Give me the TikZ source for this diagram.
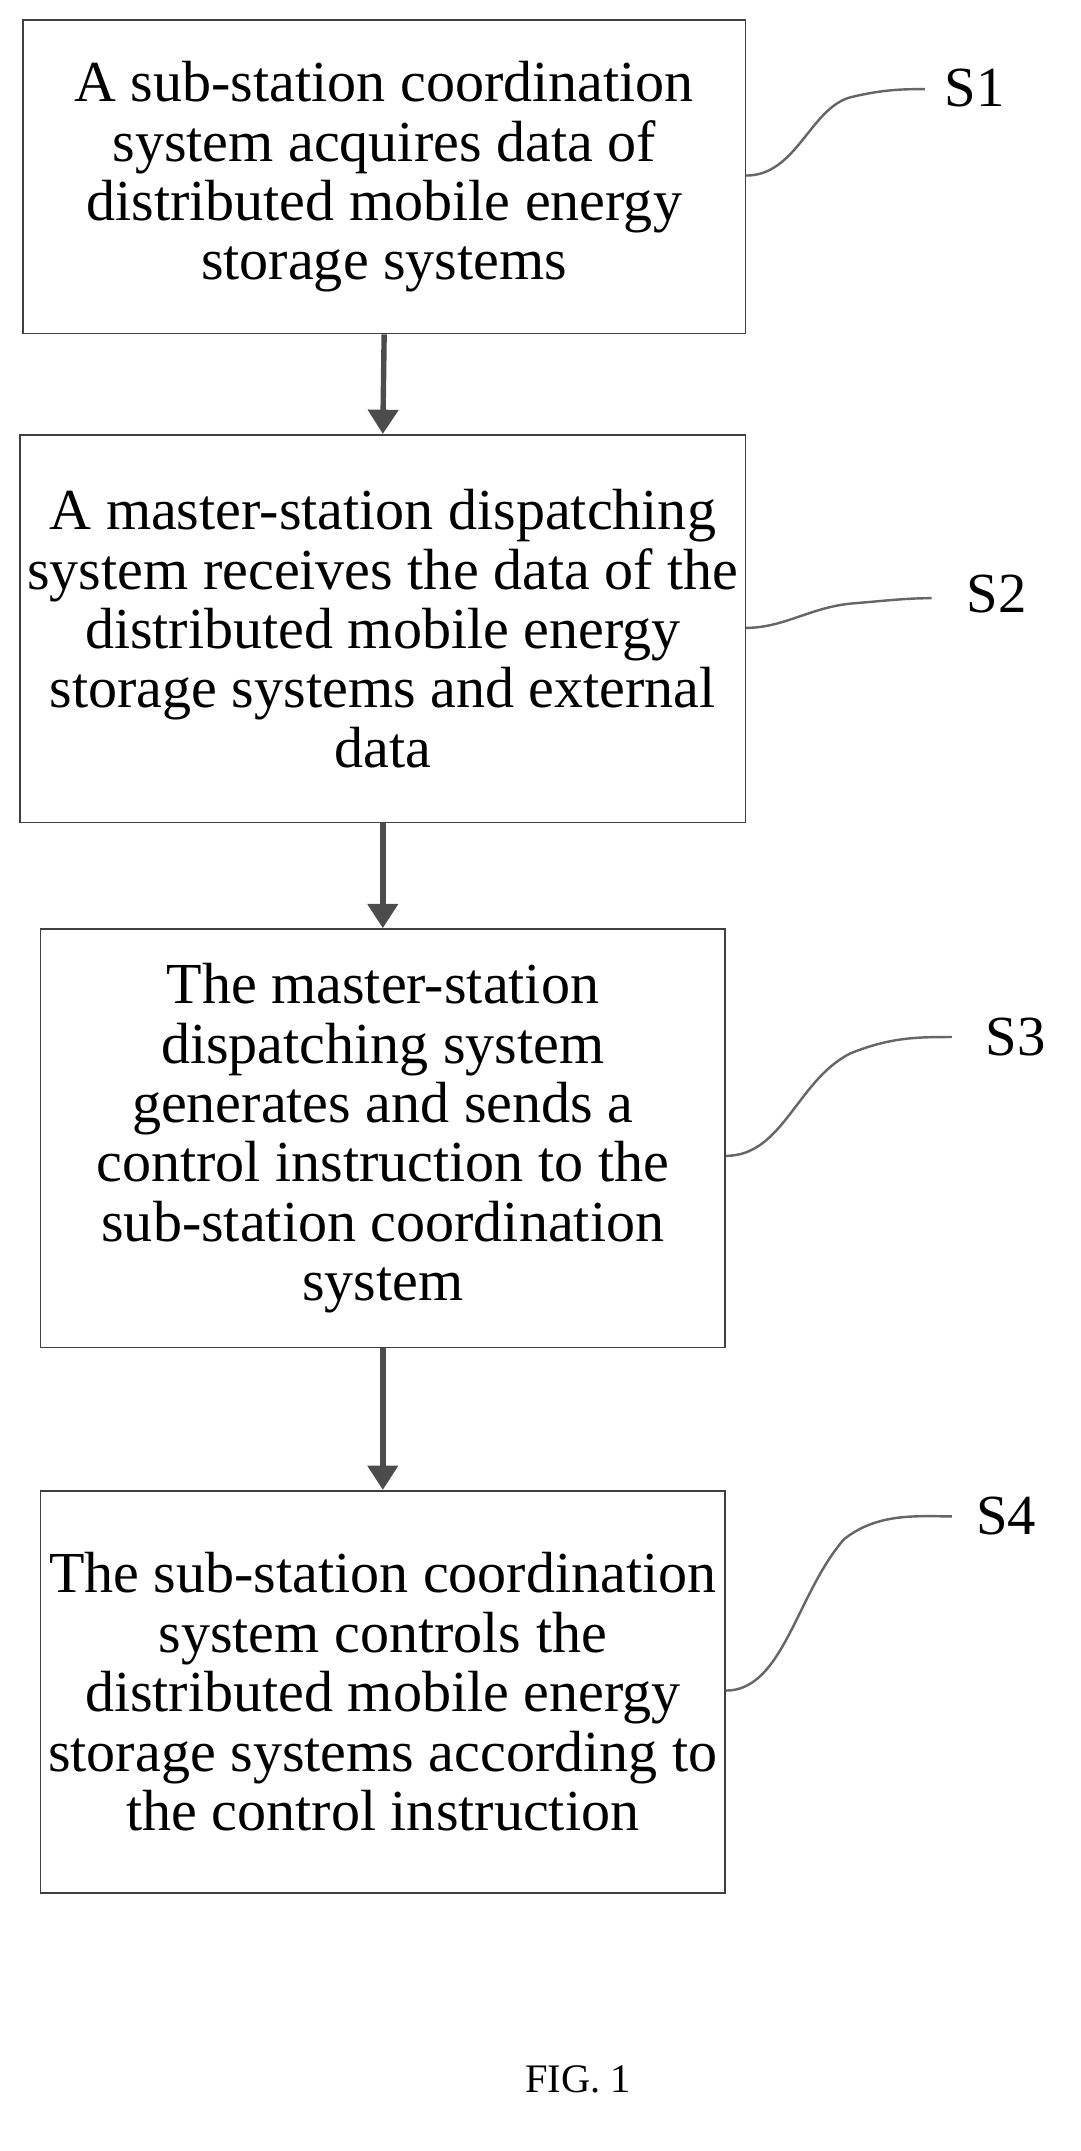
\documentclass[tikz,border=0pt]{standalone}
\usepackage{fontspec}
\setmainfont{Liberation Serif}
\usetikzlibrary{arrows.meta}
\begin{document}
\begin{tikzpicture}[x=1pt,y=-1pt,
 box/.style={draw=black!75,line width=1.2pt,align=center,font=\fontsize{43}{44}\selectfont},
 arr/.style={draw=black!70,line width=4pt,-{Triangle[length=18pt,width=22pt]}},
 sq/.style={draw=black!60,line width=1.8pt},
 lab/.style={font=\fontsize{42}{42}\selectfont}]
\useasboundingbox (0,0) rectangle (800,1593);
\node[box,minimum width=535pt,minimum height=232pt] (b1) at (284.5,131) {A sub-station coordination\\system acquires data of\\distributed mobile energy\\storage systems};
\node[box,minimum width=537pt,minimum height=287pt] (b2) at (283.5,465.5) {A master-station dispatching\\system receives the data of the\\distributed mobile energy\\storage systems and external\\data};
\node[box,minimum width=507pt,minimum height=310pt] (b3) at (283.5,843) {The master-station\\dispatching system\\generates and sends a\\control instruction to the\\sub-station coordination\\system};
\node[box,minimum width=507pt,minimum height=298pt] (b4) at (283.5,1253) {The sub-station coordination\\system controls the\\distributed mobile energy\\storage systems according to\\the control instruction};
\draw[arr] (b1.south) -- (b2.north);
\draw[arr] (b2.south) -- (b3.north);
\draw[arr] (b3.south) -- (b4.north);
\node[lab] (s1) at (722,65) {S1};
\node[lab] (s2) at (738,440) {S2};
\node[lab] (s3) at (752,768) {S3};
\node[lab] (s4) at (745,1123) {S4};
\coordinate (c1) at (b1.east|-0,130);
\coordinate (c2) at (b2.east|-0,465);
\coordinate (c3) at (b3.east|-0,856);
\coordinate (c4) at (b4.east|-0,1252);
\draw[sq] (c1) .. controls (590,130) and (600,80) .. (630,72) .. controls (655,66) and (670,66) .. (685,66);
\draw[sq] (c2) .. controls (580,465) and (600,450) .. (630,447) .. controls (655,445) and (670,443) .. (690,443);
\draw[sq] (c3) .. controls (580,856) and (590,800) .. (630,780) .. controls (660,768) and (680,768) .. (705,768);
\draw[sq] (c4) .. controls (580,1252) and (590,1180) .. (625,1140) .. controls (650,1120) and (680,1123) .. (705,1123);
\node[font=\fontsize{30}{30}\selectfont] (fig) at (428,1540) {FIG. 1};
\end{tikzpicture}
\end{document}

-=-=-

:: The task ::
Write the material out again exactly as it appears, dropping the pictures.

:: Expected output ::
Give me the TikZ source for this diagram.
\documentclass[tikz,border=0pt]{standalone}
\usepackage{fontspec}
\setmainfont{Liberation Serif}
\usetikzlibrary{arrows.meta}
\begin{document}
\begin{tikzpicture}[x=1pt,y=-1pt,
 box/.style={draw=black!75,line width=1.2pt,align=center,font=\fontsize{43}{44}\selectfont},
 arr/.style={draw=black!70,line width=4pt,-{Triangle[length=18pt,width=22pt]}},
 sq/.style={draw=black!60,line width=1.8pt},
 lab/.style={font=\fontsize{42}{42}\selectfont}]
\useasboundingbox (0,0) rectangle (800,1593);
\node[box,minimum width=535pt,minimum height=232pt] (b1) at (284.5,131) {A sub-station coordination\\system acquires data of\\distributed mobile energy\\storage systems};
\node[box,minimum width=537pt,minimum height=287pt] (b2) at (283.5,465.5) {A master-station dispatching\\system receives the data of the\\distributed mobile energy\\storage systems and external\\data};
\node[box,minimum width=507pt,minimum height=310pt] (b3) at (283.5,843) {The master-station\\dispatching system\\generates and sends a\\control instruction to the\\sub-station coordination\\system};
\node[box,minimum width=507pt,minimum height=298pt] (b4) at (283.5,1253) {The sub-station coordination\\system controls the\\distributed mobile energy\\storage systems according to\\the control instruction};
\draw[arr] (b1.south) -- (b2.north);
\draw[arr] (b2.south) -- (b3.north);
\draw[arr] (b3.south) -- (b4.north);
\node[lab] (s1) at (722,65) {S1};
\node[lab] (s2) at (738,440) {S2};
\node[lab] (s3) at (752,768) {S3};
\node[lab] (s4) at (745,1123) {S4};
\coordinate (c1) at (b1.east|-0,130);
\coordinate (c2) at (b2.east|-0,465);
\coordinate (c3) at (b3.east|-0,856);
\coordinate (c4) at (b4.east|-0,1252);
\draw[sq] (c1) .. controls (590,130) and (600,80) .. (630,72) .. controls (655,66) and (670,66) .. (685,66);
\draw[sq] (c2) .. controls (580,465) and (600,450) .. (630,447) .. controls (655,445) and (670,443) .. (690,443);
\draw[sq] (c3) .. controls (580,856) and (590,800) .. (630,780) .. controls (660,768) and (680,768) .. (705,768);
\draw[sq] (c4) .. controls (580,1252) and (590,1180) .. (625,1140) .. controls (650,1120) and (680,1123) .. (705,1123);
\node[font=\fontsize{30}{30}\selectfont] (fig) at (428,1540) {FIG. 1};
\end{tikzpicture}
\end{document}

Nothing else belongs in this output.